Differences in student engagement in a given test often reveal important variations in test-administration conditions. For example, in 2018, students predominantly concentrated in a small number of schools in a few regions of Spain exhibited anomalous response patterns, performed below expectations, and reported low levels of engagement with the test. Further investigation revealed that the regions in which these schools were located had conducted their high-stakes exams for 10th-grade students earlier in the year than in the past. This meant that the testing period for these exams coincided with the end of the PISA testing window. Students were more negatively disposed towards PISA in schools where the PISA testing day was closer to that of high-stakes exams (OECD, 2020[5]).
Summing up, differences in countries’ and economies’ mean scores in PISA, and comparisons between PISA 2022 results and results from prior assessments may reflect differences not only in what students know and can do but how motivated they were to do their best.
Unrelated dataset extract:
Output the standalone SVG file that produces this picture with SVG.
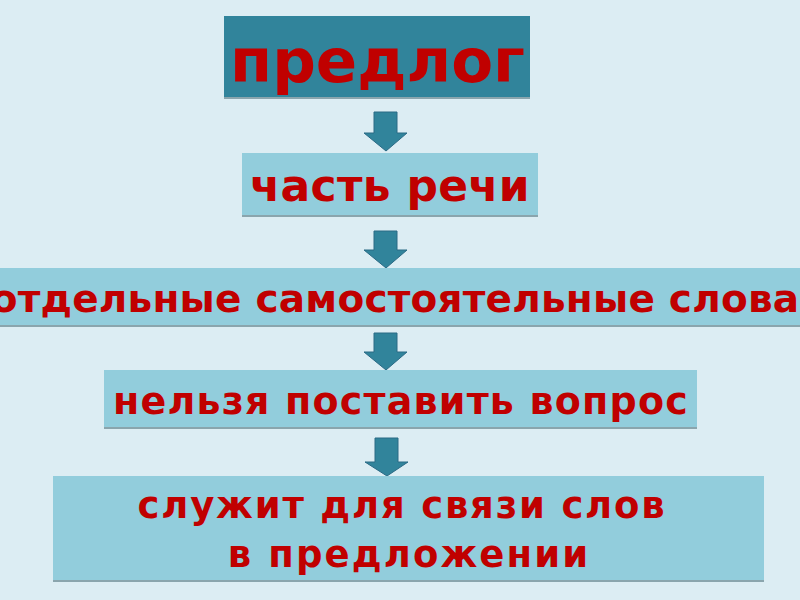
<svg xmlns="http://www.w3.org/2000/svg" width="800" height="600" viewBox="0 0 800 600">
<style>
.bg{fill:#dcedf3}
.box{fill:#92cddc}
.dark{fill:#31849b}
.sh{fill:#8aa5ad}
.arr{fill:#31849b;stroke:#2a6a85;stroke-width:1}
text{font-family:"DejaVu Sans","Verdana",sans-serif;font-weight:bold;fill:#c00000;text-anchor:middle}
</style>
<rect class="bg" x="0" y="0" width="800" height="600"/>
<g id="connectors">
<path class="arr" d="M374,112 H397 V133 H407 L386,151 L364,133 H374 Z"/>
<path class="arr" d="M374,231 H397 V250 H407 L386,268 L364,250 H374 Z"/>
<path class="arr" d="M374,333 H397 V352 H407 L386,370 L364,352 H374 Z"/>
<path class="arr" d="M375,438 H398 V462 H408 L387,476 L365,462 H375 Z"/>
</g>
<g id="n1">
<rect class="sh" x="224" y="16" width="306" height="83"/>
<rect class="dark" x="224" y="16" width="306" height="81"/>
<text x="377.5" y="82" style="font-size:61px">предлог</text>
</g>
<g id="n2">
<rect class="sh" x="242" y="153" width="296" height="64"/>
<rect class="box" x="242" y="153" width="296" height="62"/>
<text x="390" y="201" style="font-size:44px;letter-spacing:0.3px">часть речи</text>
</g>
<g id="n3">
<rect class="sh" x="0" y="268" width="800" height="59"/>
<rect class="box" x="0" y="268" width="800" height="57"/>
<text x="395" y="312" style="font-size:39px;letter-spacing:0.2px">отдельные самостоятельные слова</text>
</g>
<g id="n4">
<rect class="sh" x="104" y="370" width="593" height="59"/>
<rect class="box" x="104" y="370" width="593" height="57"/>
<text x="401" y="414" style="font-size:38px;letter-spacing:1.2px">нельзя поставить вопрос</text>
</g>
<g id="n5">
<rect class="sh" x="53" y="476" width="711" height="106"/>
<rect class="box" x="53" y="476" width="711" height="104"/>
<text x="402" y="518" style="font-size:37px;letter-spacing:1.8px">служит для связи слов</text>
<text x="409" y="567" style="font-size:37px;letter-spacing:2.1px">в предложении</text>
</g>
</svg>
Put differently, PISA does not measure students’ maximum potential but what students actually do in situations where their individual performance is monitored only as part of their group’s performance.
This annex computes several indicators of student engagement with the PISA 2022 Creative Thinking items, specifically. The indicators in this annex rely on non-invasive behavioural indicators (i.e. students’ interactions with the test forms). Other indicators of engagement with the PISA test more broadly, using PISA 2022 data from the mathematics, reading and science assessments as well as from the student questionnaire module, are described in Annex A8 of the PISA 2022 Results (Volume I) report (OECD, 2023[6]). As with the indicators described in that annex, the intention of constructing indicators of engagement is not to suggest adjustments to PISA mean scores or performance distributions but to provide richer context for interpreting cross-country differences and trends in performance.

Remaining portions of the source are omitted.